Types of Futures and Futures Traders
Introduction
In 2026, the futures market is more accessible than ever. Whether you are using a mobile app to trade the NIFTY 50 or keeping an eye on Bitcoin prices, futures have become a go-to tool for all kinds of investors. But before you place your first trade, it is important to understand exactly what you are trading and why the market moves the way it does.
Understand different types of futures contracts you will encounter, from physical goods like gold and oil to financial assets like stocks and currencies. We will also examine the three main types of market participants: those seeking to avoid risk, those looking for substantial profits, and those seeking to capitalize on small price gaps. By understanding these players and the contracts they use you can move from being a beginner to a disciplined trader who knows exactly how the market works.
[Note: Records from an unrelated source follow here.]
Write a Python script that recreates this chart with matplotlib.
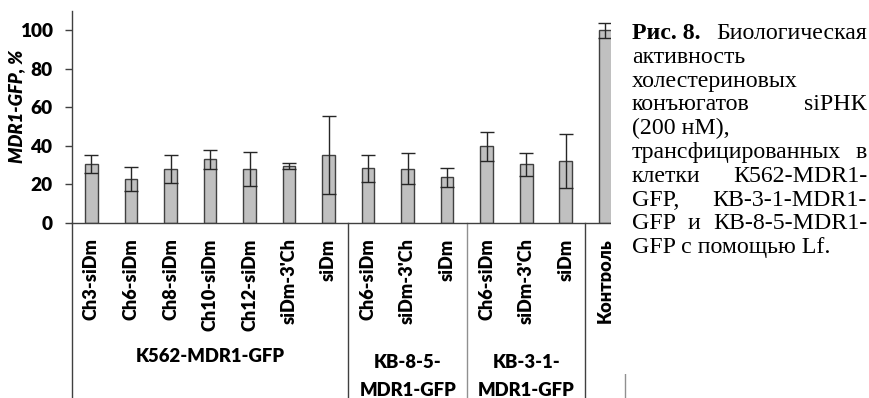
import numpy as np
import matplotlib
matplotlib.use('Agg')
import matplotlib.pyplot as plt
import matplotlib.transforms as mtransforms
from matplotlib.patches import Rectangle

# --- данные ---
labels = ['Ch3-siDm', 'Ch6-siDm', 'Ch8-siDm', 'Ch10-siDm', 'Ch12-siDm', "siDm-3'Ch", 'siDm',
          'Ch6-siDm', "siDm-3'Ch", 'siDm',
          'Ch6-siDm', "siDm-3'Ch", 'siDm',
          'Контроль']
values = [30.5, 23.0, 28.0, 33.0, 28.0, 29.4, 35.3, 28.3, 28.1, 23.7, 39.8, 30.5, 32.2, 100.0]
errors = [4.8, 6.2, 7.3, 5.0, 8.8, 1.5, 20.0, 7.0, 8.0, 4.8, 7.4, 6.0, 14.0, 4.0]
group_names = [['K562-MDR1-GFP'], ['KB-8-5-', 'MDR1-GFP'], ['KB-3-1-', 'MDR1-GFP']]
group_sizes = [7, 3, 3, 1]

cap_lines = [
    [('Рис. 8.', 'bold'), ('Биологическая', 'normal')],
    [('активность', 'normal')],
    [('холестериновых', 'normal')],
    [('конъюгатов', 'normal'), ('siРНК', 'normal')],
    [('(200 нМ),', 'normal')],
    [('трансфицированных', 'normal'), ('в', 'normal')],
    [('клетки', 'normal'), ('К562-MDR1-', 'normal')],
    [('GFP,', 'normal'), ('КВ-3-1-MDR1-', 'normal')],
    [('GFP', 'normal'), ('и', 'normal'), ('КВ-8-5-MDR1-', 'normal')],
    [('GFP с помощью Lf.', 'normal')],
]
cap_just = [True, False, False, True, False, True, True, True, True, False]

W, H = 869, 398
fig = plt.figure(figsize=(W / 100, H / 100), dpi=100)
SANS = ['Lato', 'DejaVu Sans']
WT = 'heavy'

ax = fig.add_axes([71.7 / W, 1 - 223 / H, (625 - 71.7) / W, (223 - 11) / H])
x = np.arange(len(values))
ax.bar(x, values, width=0.32, color='#C0C0C0', edgecolor='#404040', linewidth=1,
       yerr=errors, error_kw=dict(ecolor='#262626', capsize=5, elinewidth=1, capthick=1))
ax.set_xlim(-0.5, len(values) - 0.5)
ax.set_ylim(0, 110)
ax.set_yticks(np.arange(0, 101, 20))
ax.spines['top'].set_visible(False)
ax.spines['right'].set_visible(False)
for s in ['left', 'bottom']:
    ax.spines[s].set_color('#404040')
    ax.spines[s].set_linewidth(1)
ax.tick_params(axis='y', length=4.8, width=1, color='#404040', pad=9)
for t in ax.get_yticklabels():
    t.set_fontfamily(SANS)
    t.set_fontweight(WT)
    t.set_fontsize(13.7)
ax.set_xticks(x)
ax.set_xticklabels(labels, rotation=90, va='top', ha='center', family=SANS,
                   fontweight=WT, fontsize=13.1)
ax.tick_params(axis='x', length=0, pad=11)

ax.set_ylabel('MDR1-GFP, %', family=SANS, fontweight=WT, style='italic', fontsize=13.2)
ax.yaxis.set_label_coords(-0.0845, (223 - 106) / 212)

# разделители групп
trans = mtransforms.blended_transform_factory(ax.transData, ax.transAxes)
bounds = np.concatenate([[-0.5], np.cumsum(group_sizes) - 0.5])
sep_colors = ['#404040', '#404040', '#909090', '#404040', '#909090']
for b, c in zip(bounds, sep_colors):
    ax.plot([b, b], [0, -0.85], transform=trans, clip_on=False, color=c, lw=1)

for i, names in enumerate(group_names):
    cx = (bounds[i] + bounds[i + 1]) / 2
    if len(names) == 1:
        ys = [357]
    else:
        ys = [363, 390]
    for nm, yy in zip(names, ys):
        ax.text(cx, -(yy - 223) / 212, nm, transform=trans, ha='center', va='center',
                family=SANS, fontweight=WT, fontsize=13.3)

# подпись справа
fig.patches.append(Rectangle((611 / W, 1 - 374 / H), 1, 374 / H, transform=fig.transFigure,
                             facecolor='white', edgecolor='none', zorder=10))
fig.canvas.draw()
r = fig.canvas.get_renderer()
x_left, x_right = 632, 867
for i, (words, just) in enumerate(zip(cap_lines, cap_just)):
    yy = 1 - (39 + i * 23.8) / H
    txts = [fig.text(0, yy, w, fontweight=wt, family='Liberation Serif', fontsize=17.2,
                     va='baseline', ha='left', zorder=11) for w, wt in words]
    widths = [t.get_window_extent(r).width for t in txts]
    if just and len(txts) > 1:
        gap = (x_right - x_left - sum(widths)) / (len(txts) - 1)
    else:
        gap = 5
    pos = x_left
    for t, w in zip(txts, widths):
        t.set_x(pos / W)
        pos += w + gap

fig.savefig('out.png', dpi=100)
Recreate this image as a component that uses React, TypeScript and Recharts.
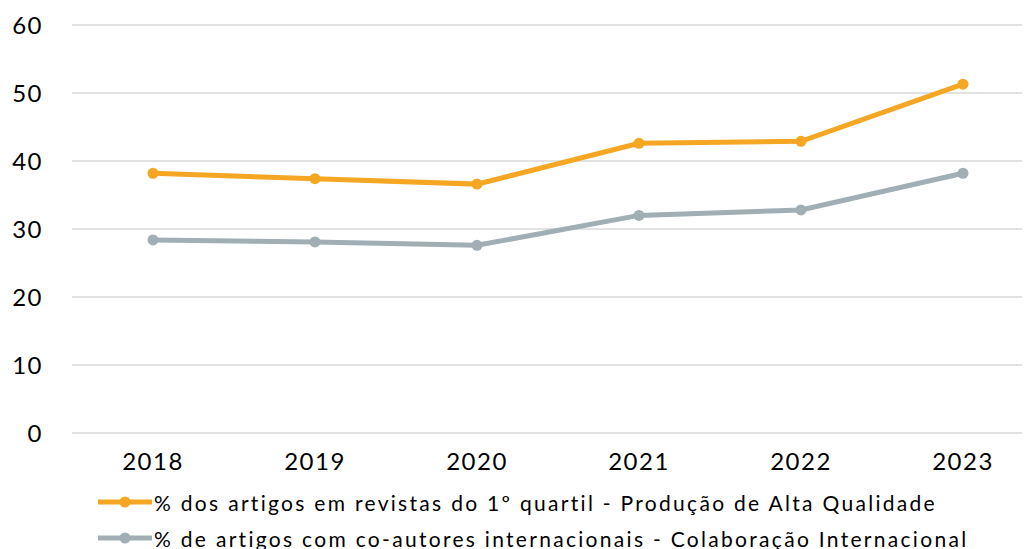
import { LineChart, Line, XAxis, YAxis, CartesianGrid, Legend } from "recharts";

const years = ["2018", "2019", "2020", "2021", "2022", "2023"];
const altaQualidade = [38.2, 37.4, 36.6, 42.6, 42.9, 51.3];
const colabInternacional = [28.4, 28.1, 27.6, 32.0, 32.8, 38.2];
const yTicks = [0, 10, 20, 30, 40, 50, 60];

const SERIES = [
  { key: "alta", name: "% dos artigos em revistas do 1º quartil - Produção de Alta Qualidade", color: "#F5A623" },
  { key: "colab", name: "% de artigos com co-autores internacionais - Colaboração Internacional", color: "#A1AFB4" },
];

const data = years.map((y, i) => ({
  year: y,
  alta: altaQualidade[i],
  colab: colabInternacional[i],
}));

const FONT = "Lato, 'Open Sans', sans-serif";

function LegendBox() {
  return (
    <div style={{ paddingLeft: 90, fontFamily: FONT, fontSize: 21, color: "#000" }}>
      {SERIES.map((s) => (
        <div key={s.key} style={{ display: "flex", alignItems: "center", height: 36, letterSpacing: 2.3, whiteSpace: "nowrap" }}>
          <svg width={54} height={12} style={{ marginRight: 2, flexShrink: 0 }}>
            <line x1={0} y1={6} x2={54} y2={6} stroke={s.color} strokeWidth={5} />
            <circle cx={27} cy={6} r={5.5} fill={s.color} />
          </svg>
          <span>{s.name}</span>
        </div>
      ))}
    </div>
  );
}

export default function App() {
  return (
    <div style={{ width: 1022, height: 541, overflow: "hidden", background: "#fff" }}>
      <LineChart
        width={1036}
        height={541}
        data={data}
        margin={{ top: 17, right: 0, left: 0, bottom: 0 }}
      >
        <CartesianGrid vertical={false} stroke="#d9d9d9" strokeWidth={1.5} />
        <XAxis
          dataKey="year"
          axisLine={false}
          tickLine={false}
          tickSize={0}
          tickMargin={20}
          height={44}
          padding={{ left: 81, right: 81 }}
          tick={{ fill: "#000", fontSize: 24, fontFamily: FONT, letterSpacing: 1.5 }}
        />
        <YAxis
          domain={[0, 60]}
          ticks={yTicks}
          width={64}
          axisLine={false}
          tickLine={false}
          tickSize={0}
          tickMargin={29}
          tick={{ fill: "#000", fontSize: 24, fontFamily: FONT, letterSpacing: 1.5 }}
        />
        <Legend
          verticalAlign="bottom"
          align="left"
          wrapperStyle={{ bottom: -7 }}
          content={() => <LegendBox />}
        />
        {SERIES.map((s) => (
          <Line
            key={s.key}
            dataKey={s.key}
            name={s.name}
            stroke={s.color}
            strokeWidth={5}
            dot={{ r: 5.5, fill: s.color, stroke: s.color, strokeWidth: 0 }}
            isAnimationActive={false}
          />
        ))}
      </LineChart>
    </div>
  );
}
Major Types of Futures Contracts
In 2026, you can trade futures on almost any asset. Here are the main categories you will find in your trading app:
Financial Futures
These are based on numbers and financial instruments rather than physical items. They are the most common type for retail traders.
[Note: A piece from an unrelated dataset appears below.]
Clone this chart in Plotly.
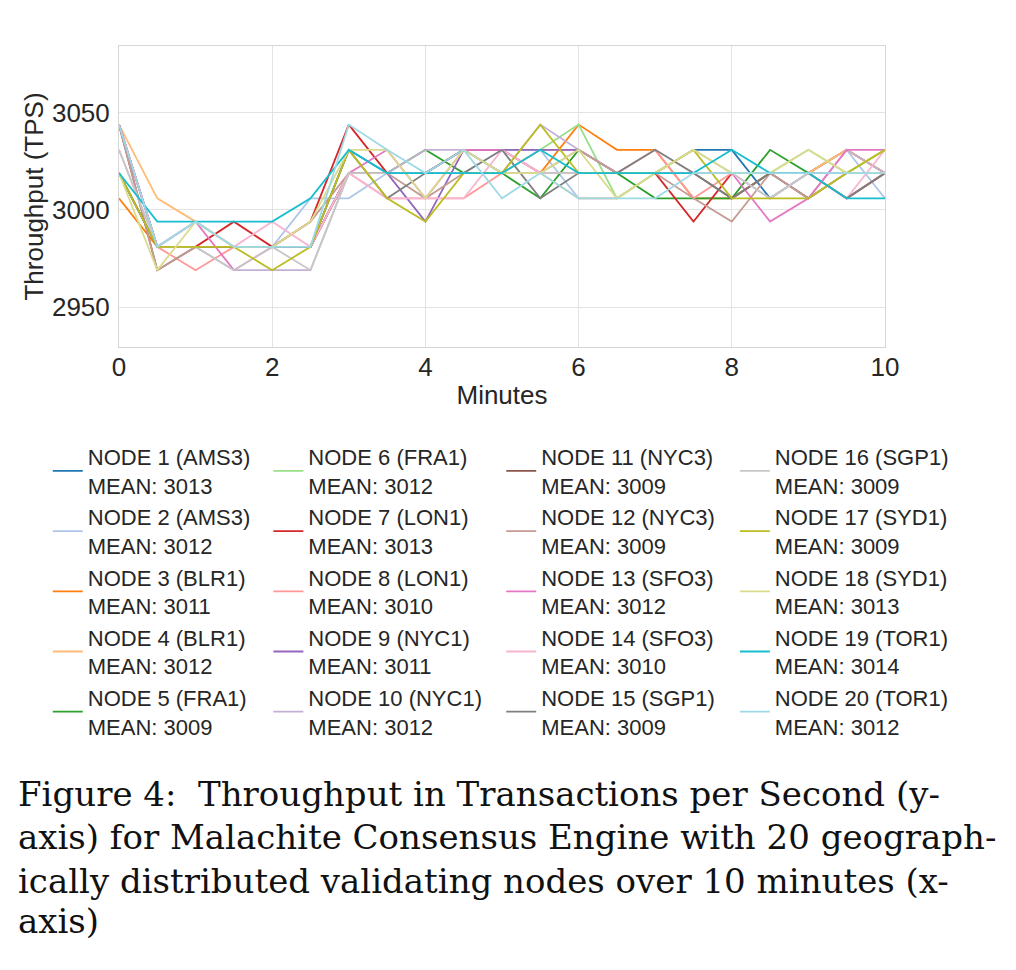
#!/usr/bin/env python3
"""
Throughput of the Malachite consensus engine, 20 validating nodes over 10 minutes
"""

import plotly.graph_objects as go

# Sample times (minutes)
minutes = [0, 0.5, 1, 1.5, 2, 2.5, 3, 3.5, 4, 4.5, 5,
           5.5, 6, 6.5, 7, 7.5, 8, 8.5, 9, 9.5, 10]

node_names = [
    'NODE 1 (AMS3)', 'NODE 2 (AMS3)', 'NODE 3 (BLR1)', 'NODE 4 (BLR1)',
    'NODE 5 (FRA1)', 'NODE 6 (FRA1)', 'NODE 7 (LON1)', 'NODE 8 (LON1)',
    'NODE 9 (NYC1)', 'NODE 10 (NYC1)', 'NODE 11 (NYC3)', 'NODE 12 (NYC3)',
    'NODE 13 (SFO3)', 'NODE 14 (SFO3)', 'NODE 15 (SGP1)', 'NODE 16 (SGP1)',
    'NODE 17 (SYD1)', 'NODE 18 (SYD1)', 'NODE 19 (TOR1)', 'NODE 20 (TOR1)',
]

node_means = [3013, 3012, 3011, 3012, 3009, 3012, 3013, 3010, 3011, 3012,
              3009, 3009, 3012, 3010, 3009, 3009, 3009, 3013, 3014, 3012]

# Throughput (TPS) per node
node1 = [3044, 2981, 2981, 2981, 2981, 2981, 3031, 3019, 3019, 3031, 3019,
         3019, 3019, 3019, 3019, 3031, 3031, 3006, 3019, 3031, 3019]
node2 = [3044, 2981, 2994, 2981, 2981, 3006, 3006, 3019, 3019, 3019, 3031,
         3031, 3006, 3006, 3019, 3019, 3019, 3019, 3019, 3031, 3006]
node3 = [3006, 2981, 2981, 2981, 2981, 2981, 3019, 3019, 3019, 3019, 3019,
         3019, 3044, 3031, 3031, 3006, 3006, 3019, 3019, 3031, 3019]
node4 = [3044, 3006, 2994, 2981, 2981, 2981, 3019, 3019, 3019, 3019, 3019,
         3019, 3006, 3006, 3019, 3019, 3019, 3019, 3019, 3031, 3019]
node5 = [3019, 2981, 2981, 2981, 2981, 2981, 3019, 3019, 3031, 3019, 3019,
         3006, 3031, 3019, 3006, 3006, 3006, 3031, 3019, 3019, 3019]
node6 = [3019, 2981, 2981, 2981, 2981, 2981, 3019, 3019, 3019, 3019, 3019,
         3031, 3044, 3006, 3019, 3019, 3019, 3019, 3031, 3019, 3031]
node7 = [3044, 2981, 2981, 2994, 2981, 2994, 3044, 3019, 3019, 3031, 3031,
         3019, 3019, 3019, 3019, 2994, 3019, 3019, 3019, 3006, 3019]
node8 = [3044, 2981, 2969, 2981, 2981, 2981, 3019, 3006, 3006, 3006, 3019,
         3031, 3031, 3019, 3031, 3006, 3019, 3019, 3019, 3019, 3019]
node9 = [3019, 2981, 2981, 2981, 2981, 2981, 3019, 3019, 2994, 3031, 3031,
         3031, 3031, 3019, 3019, 3019, 3019, 3019, 3019, 3019, 3019]
node10 = [3044, 2981, 2981, 2969, 2969, 2969, 3019, 3019, 3031, 3031, 3019,
          3044, 3031, 3019, 3019, 3019, 3019, 3019, 3006, 3031, 3019]
node11 = [3044, 2969, 2981, 2981, 2981, 2981, 3019, 3019, 3019, 3019, 3019,
          3019, 3019, 3019, 3019, 3019, 3006, 3019, 3006, 3019, 3019]
node12 = [3044, 2969, 2981, 2981, 2981, 2994, 3019, 3019, 3006, 3019, 3019,
          3019, 3031, 3019, 3019, 3006, 2994, 3019, 3006, 3019, 3019]
node13 = [3044, 2981, 2994, 2969, 2981, 2981, 3019, 3031, 3006, 3031, 3031,
          3019, 3019, 3019, 3019, 3019, 3019, 2994, 3006, 3031, 3031]
node14 = [3031, 2981, 2994, 2981, 2994, 2981, 3019, 3006, 3006, 3006, 3031,
          3019, 3019, 3019, 3019, 3019, 3019, 3006, 3019, 3006, 3031]
node15 = [3019, 2981, 2981, 2981, 2981, 2981, 3031, 3006, 3019, 3019, 3031,
          3006, 3019, 3019, 3031, 3019, 3006, 3019, 3019, 3006, 3019]
node16 = [3031, 2981, 2981, 2969, 2981, 2969, 3019, 3019, 3019, 3019, 3019,
          3019, 3019, 3019, 3019, 3031, 3019, 3006, 3019, 3019, 3019]
node17 = [3019, 2981, 2981, 2981, 2969, 2981, 3031, 3006, 2994, 3019, 3019,
          3044, 3019, 3019, 3019, 3031, 3006, 3006, 3006, 3019, 3031]
node18 = [3019, 2969, 2994, 2981, 2981, 2994, 3031, 3031, 3006, 3031, 3019,
          3019, 3031, 3006, 3019, 3031, 3019, 3019, 3031, 3019, 3019]
node19 = [3019, 2994, 2994, 2994, 2994, 3006, 3031, 3019, 3019, 3019, 3019,
          3031, 3019, 3019, 3019, 3019, 3031, 3019, 3019, 3006, 3006]
node20 = [3044, 2981, 2994, 2981, 2981, 2981, 3044, 3031, 3019, 3031, 3006,
          3019, 3006, 3006, 3006, 3019, 3019, 3019, 3019, 3019, 3019]

y_ticks = [2950, 3000, 3050]
x_ticks = [0, 2, 4, 6, 8, 10]

caption_lines = [
    'Figure 4:  Throughput in Transactions per Second (y-',
    'axis) for Malachite Consensus Engine with 20 geograph-',
    'ically distributed validating nodes over 10 minutes (x-',
    'axis)',
]

# matplotlib tab20
tab20 = ['#1f77b4', '#aec7e8', '#ff7f0e', '#ffbb78', '#2ca02c', '#98df8a',
         '#d62728', '#ff9896', '#9467bd', '#c5b0d5', '#8c564b', '#c49c94',
         '#e377c2', '#f7b6d2', '#7f7f7f', '#c7c7c7', '#bcbd22', '#dbdb8d',
         '#17becf', '#9edae5']

SANS = 'Liberation Sans, Arial, sans-serif'
SERIF = 'DejaVu Serif, serif'
INK = '#262626'


def create_figure():
    """Line chart with a 4 column legend and the figure caption underneath"""
    series = [node1, node2, node3, node4, node5, node6, node7, node8, node9, node10,
              node11, node12, node13, node14, node15, node16, node17, node18,
              node19, node20]

    fig = go.Figure()
    legend_ids = ['legend', 'legend2', 'legend3', 'legend4']
    for i, values in enumerate(series):
        fig.add_trace(go.Scatter(
            x=minutes, y=values, mode='lines',
            name=f'{node_names[i]}<br>MEAN: {node_means[i]}',
            line=dict(color=tab20[i], width=1.8),
            legend=legend_ids[i // 5],
        ))

    legend_style = dict(orientation='v', yanchor='top', y=-0.295, xanchor='left',
                        font=dict(family=SANS, size=22, color=INK),
                        bgcolor='rgba(0,0,0,0)', itemwidth=30, tracegroupgap=0)
    col_x = [-0.093, 0.195, 0.499, 0.804]

    fig.update_layout(
        width=1016, height=970,
        margin=dict(l=111, r=139, t=38, b=631),
        paper_bgcolor='white', plot_bgcolor='white',
        font=dict(family=SANS, color=INK),
        legend=dict(legend_style, x=col_x[0]),
        legend2=dict(legend_style, x=col_x[1]),
        legend3=dict(legend_style, x=col_x[2]),
        legend4=dict(legend_style, x=col_x[3]),
    )

    fig.update_xaxes(
        range=[0, 10], tickvals=x_ticks, ticks='', ticklabelstandoff=-3,
        tickfont=dict(size=26, color=INK),
        title=dict(text='Minutes', font=dict(size=26, color=INK), standoff=4),
        showgrid=True, gridcolor='#e3e3e3', gridwidth=1, zeroline=False,
        showline=True, linecolor='#d6d6d6', linewidth=1, mirror=True,
    )
    fig.update_yaxes(
        range=[2929.4, 3084.5], tickvals=y_ticks, ticks='', ticklabelstandoff=3,
        tickfont=dict(size=26, color=INK),
        title=dict(text='Throughput (TPS)', font=dict(size=26, color=INK), standoff=0),
        showgrid=True, gridcolor='#e3e3e3', gridwidth=1, zeroline=False,
        showline=True, linecolor='#d6d6d6', linewidth=1, mirror=True,
    )

    # Figure caption, one annotation per line
    caption_y = [-1.485, -1.628, -1.774, -1.908]
    for text, y in zip(caption_lines, caption_y):
        fig.add_annotation(
            text=text, xref='paper', yref='paper', x=-0.1345, y=y,
            xanchor='left', yanchor='middle', showarrow=False,
            font=dict(family=SERIF, size=34, color='#111111'),
        )

    return fig


if __name__ == "__main__":
    fig = create_figure()
    fig.write_html("out.html")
- Stock Futures: Trading the future price of a single company (like Reliance, TCS, or Tesla).
- Index Futures: Trading the whole market at once (like the NIFTY 50, Bank Nifty, or S&P 500).
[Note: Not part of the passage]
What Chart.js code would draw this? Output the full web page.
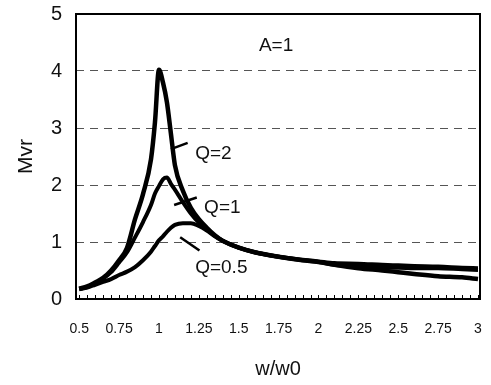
<!DOCTYPE html>
<html>
<head>
<meta charset="utf-8">
<script src="https://cdn.jsdelivr.net/npm/chart.js@4/dist/chart.umd.min.js"></script>
<style>
    html, body { margin: 0; padding: 0; background: #fff; }
    #wrap { width: 491px; height: 385px; }
</style>
</head>
<body>
<div id="wrap"><canvas id="mvr-chart" width="491" height="385"></canvas></div>
<script>
// normalised frequency w/w0, shared by all three curves
const wValues = [0.5, 0.55, 0.6, 0.65, 0.7, 0.75, 0.8, 0.85, 0.9, 0.95, 0.975, 1.0, 1.025, 1.05, 1.075, 1.1,
    1.15, 1.2, 1.25, 1.3, 1.35, 1.4, 1.5, 1.6, 1.75, 1.9, 2.0, 2.1, 2.25, 2.4, 2.5, 2.6, 2.75, 2.9, 3.0];

const mvrQ2 = [0.18, 0.22, 0.29, 0.37, 0.5, 0.68, 0.9, 1.4, 1.84, 2.45, 3.1, 4.02, 3.8, 3.45, 2.9, 2.35,
    1.9, 1.6, 1.4, 1.25, 1.12, 1.02, 0.9, 0.82, 0.74, 0.68, 0.65, 0.6, 0.54, 0.5, 0.47, 0.44, 0.4, 0.38, 0.35];
const mvrQ1 = [0.18, 0.21, 0.28, 0.36, 0.47, 0.64, 0.82, 1.08, 1.35, 1.65, 1.85, 1.98, 2.1, 2.13, 2.02, 1.92,
    1.7, 1.5, 1.34, 1.22, 1.11, 1.02, 0.9, 0.82, 0.74, 0.68, 0.65, 0.6, 0.57, 0.55, 0.55, 0.54, 0.54, 0.52, 0.51];
const mvrQ05 = [0.17, 0.2, 0.25, 0.3, 0.35, 0.42, 0.48, 0.56, 0.68, 0.83, 0.93, 1.03, 1.1, 1.18, 1.25, 1.3,
    1.33, 1.33, 1.28, 1.2, 1.1, 1.02, 0.9, 0.82, 0.74, 0.69, 0.66, 0.63, 0.62, 0.6, 0.59, 0.58, 0.57, 0.55, 0.54];

const xTicks = [0.5, 0.75, 1, 1.25, 1.5, 1.75, 2, 2.25, 2.5, 2.75, 3];
const yTicks = [0, 1, 2, 3, 4, 5];

// text labels and leader lines, in data units
const notes = [
    { text: "A=1", x: 1.734, y: 4.44, align: "center" },
    { text: "Q=2", x: 1.227, y: 2.54, align: "left", from: [1.075, 2.63], to: [1.18, 2.74] },
    { text: "Q=1", x: 1.283, y: 1.6, align: "left", from: [1.095, 1.65], to: [1.237, 1.78] },
    { text: "Q=0.5", x: 1.227, y: 0.54, align: "left", from: [1.133, 1.085], to: [1.254, 0.85] },
];

const FONT = "'Liberation Sans', Arial, sans-serif";

function points(ys) {
    return wValues.map((w, i) => ({ x: w, y: ys[i] }));
}

function curve(label, ys, width) {
    return {
        label,
        data: points(ys),
        borderColor: "#000",
        borderWidth: width,
        pointRadius: 0,
        fill: false,
        cubicInterpolationMode: "monotone",
    };
}

const frameAndNotes = {
    id: "frameAndNotes",
    afterDraw(chart) {
        const { ctx, chartArea: a, scales: { x, y } } = chart;
        ctx.save();

        // small ticks along the bottom, pointing into the plot
        ctx.strokeStyle = "#000";
        ctx.lineWidth = 1;
        for (let i = 0; i <= 50; i++) {
            const px = Math.round(x.getPixelForValue(0.5 + i * 0.05)) + 0.5;
            ctx.beginPath();
            ctx.moveTo(px, a.bottom);
            ctx.lineTo(px, a.bottom - 4);
            ctx.stroke();
        }

        ctx.lineWidth = 2;
        ctx.strokeRect(a.left, a.top, a.right - a.left, a.bottom - a.top);

        ctx.fillStyle = "#111";
        ctx.font = `19px ${FONT}`;
        ctx.textBaseline = "middle";
        notes.forEach((n) => {
            ctx.textAlign = n.align;
            ctx.fillText(n.text, x.getPixelForValue(n.x), y.getPixelForValue(n.y));
            if (n.from) {
                ctx.lineWidth = 2.5;
                ctx.beginPath();
                ctx.moveTo(x.getPixelForValue(n.from[0]), y.getPixelForValue(n.from[1]));
                ctx.lineTo(x.getPixelForValue(n.to[0]), y.getPixelForValue(n.to[1]));
                ctx.stroke();
            }
        });
        ctx.restore();
    },
};

new Chart(document.getElementById("mvr-chart"), {
    type: "line",
    data: {
        datasets: [curve("Q=2", mvrQ2, 4.5), curve("Q=1", mvrQ1, 4), curve("Q=0.5", mvrQ05, 4)],
    },
    options: {
        responsive: false,
        animation: false,
        layout: { padding: { top: 14, right: 11, left: 0, bottom: 0 } },
        plugins: { legend: { display: false }, tooltip: { enabled: false } },
        scales: {
            x: {
                type: "linear",
                min: 0.48,
                max: 3.0125,
                afterBuildTicks: (s) => { s.ticks = xTicks.map((v) => ({ value: v })); },
                afterFit: (s) => { s.height = 86; s.paddingLeft = 0; s.paddingRight = 0; },
                grid: { display: false, drawTicks: false },
                border: { display: false },
                ticks: {
                    padding: 22,
                    color: "#111",
                    font: { family: FONT, size: 14 },
                    maxRotation: 0,
                    autoSkip: false,
                    callback: (v) => String(v),
                },
                title: { display: true, text: "w/w0", color: "#111", font: { family: FONT, size: 20 }, padding: { top: 8 } },
            },
            y: {
                min: 0,
                max: 5,
                afterBuildTicks: (s) => { s.ticks = yTicks.map((v) => ({ value: v })); },
                afterFit: (s) => { s.width = 76; s.paddingTop = 0; s.paddingBottom = 0; },
                grid: {
                    drawTicks: false,
                    lineWidth: 1,
                    color: (c) => (c.tick && c.tick.value > 0 && c.tick.value < 5 ? "#555" : "rgba(0,0,0,0)"),
                },
                border: { display: false, dash: [8, 6] },
                ticks: { padding: 14, color: "#111", font: { family: FONT, size: 20 } },
                title: { display: true, text: "Mvr", color: "#111", font: { family: FONT, size: 21 }, padding: { top: 14, bottom: 0 } },
            },
        },
    },
    plugins: [frameAndNotes],
});
</script>
</body>
</html>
- Currency Futures: Betting on whether the US Dollar will go up or down against the Indian Rupee (USD-INR) or other pairs like EUR-USD.
- Interest Rate Futures: Protecting yourself against changes in government bond prices or bank loan rates.
Commodity Futures
These involve real, physical goods. They are essential for the global supply chain.
- Energy: Crude Oil, Natural Gas, and even Electricity futures.
- Metals: Precious metals like Gold and Silver, or industrial metals like Copper and Steel.
- Agriculture: Wheat, Corn, Cotton, Coffee, and Soybeans.
Cryptocurrency Futures
By 2026, Bitcoin and Ethereum futures are standard tools on regulated exchanges. They allow you to profit from crypto price jumps without needing to own a digital wallet or manage private keys.
Who Trades Futures? (The 3 Main Players)
Not everyone in the futures market is there for the same reason. You can divide all traders into three main groups based on their motive.
Type of Trader
Their Main Goal
How They Do It
The Hedgers
Safety. They want to avoid losing money from price changes.
A farmer sells wheat futures to lock in a price before the harvest is even ready.
The Speculators
Profit. They want to make money from price changes.
A trader buys oil futures because they believe a global event will make oil prices jump.
The Arbitrageurs
Certainty. They look for tiny price mistakes in different markets.
Buying a stock on the NSE and simultaneously selling its future if the prices are slightly mismatched.
How the Players Interact
To understand the market, you must see how these three players work together like a team.
- Hedgers are the ones who provide the actual goods (like the farmer) or need the goods (like a bread factory). They use futures as an insurance policy to remove risk.
- Speculators are the ones who take the risk away from the hedgers. They provide the liquidity(the cash and activity) that allows a farmer to find a buyer quickly.
- Arbitrageurs act like the market police. By quickly buying where it's cheap and selling where it's expensive, they keep prices fair and consistent across different exchanges.
Conclusion
The futures market is a diverse world where different contracts help different people meet their goals. Whether it's a corporate treasury department hedging currency risk or a retail trader speculating on the Nifty 50, the 2026 futures market provides a platform for everyone. Understanding which type of trader you are is the first step toward making smart, disciplined decisions in the market.